Please Note: This Article is 2 years old. This increases the likelihood that some or all of it's content is now outdated.

Councils and tourism bosses are contacting short-lets landlords and asking them them stop offering properties to rent in a bid to get the message across that people should not travel over the holiday weekend.

Cornwall has been leading the charge, with the county council receiving 650 complaints so far this week as some holiday accommodation providers and holiday markers ignore calls to stay away.

It’s urging letting agents and online booking platforms to follow Government closure orders and reject bookings during the emergency period.

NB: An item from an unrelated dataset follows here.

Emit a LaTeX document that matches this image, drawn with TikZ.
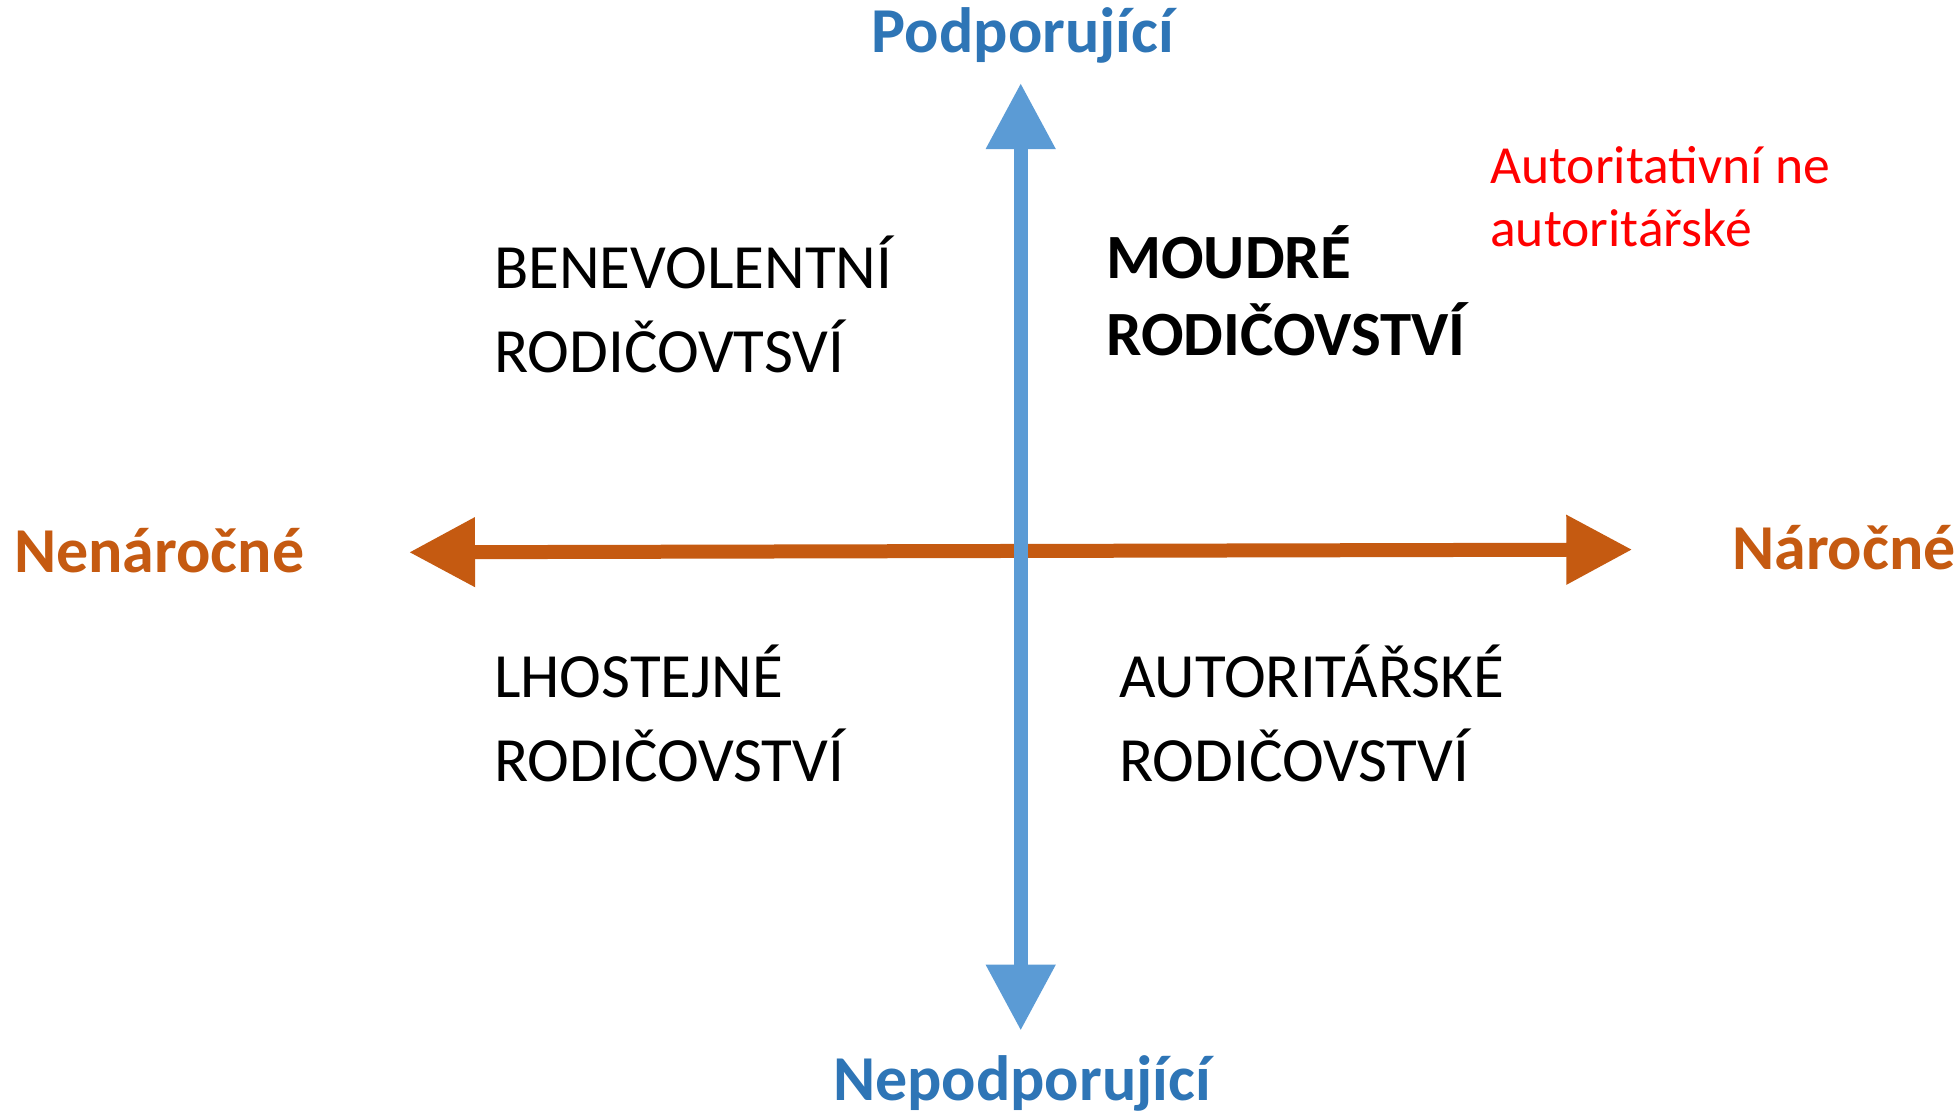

With temperatures expected to soar this week, other holiday hotspots in Kent have also been found to be flouting the new law. When a local newspaper approached hosts around the county to enquire about the Easter break it found some in Margate and Whitstable willing to take their money. A search of beachside village Sandgate returned 61 rental listings for a three-night stay this coming weekend.

A BBC investigation earlier this week also discovered Airbnb hosts listing homes as being “Covid-19 retreats” and “perfect for isolating with family” in the British countryside, with some allowing instant booking of rentals without any vetting. Tourism Minister Nigel Huddleston labelled these hosts “incredibly irresponsible” and said they could face fines of up to £960 for breaking the rules.

Airbnb has stepped in to block listings for shared properties, remove the instant book feature and ban adverts seeking to exploit the Covid-19 outbreak.

A banner in the ‘host dashboard’ on the platform reminds hosts to review the latest Government guidance and regulations before accepting any new bookings and guests are reminded about local travel restrictions when searching. 

A spokesman says: “We want to help hosts and guests follow the rules and we are working on further measures to help everyone follow government guidance and keep people safe.”

The site enables hosts to offer accommodation during the crisis and, although some are offering theirs exclusively to NHS and frontline staff (see an example here) there is no blanket shut-down yet by the platform. Instead it has published a statement at the top of all its listings saying: “Check travel restrictions before booking.The health and safety of our communities come first. Please follow government guidelines and travel only if it’s essential.”

Please Note: This Article is 2 years old. This increases the likelihood that some or all of it's content is now outdated.


  1. What about caravan sites? Around Dymchurch in Kent, there is a huge site at Newbeach and others such as Pipers and Marlie Farm.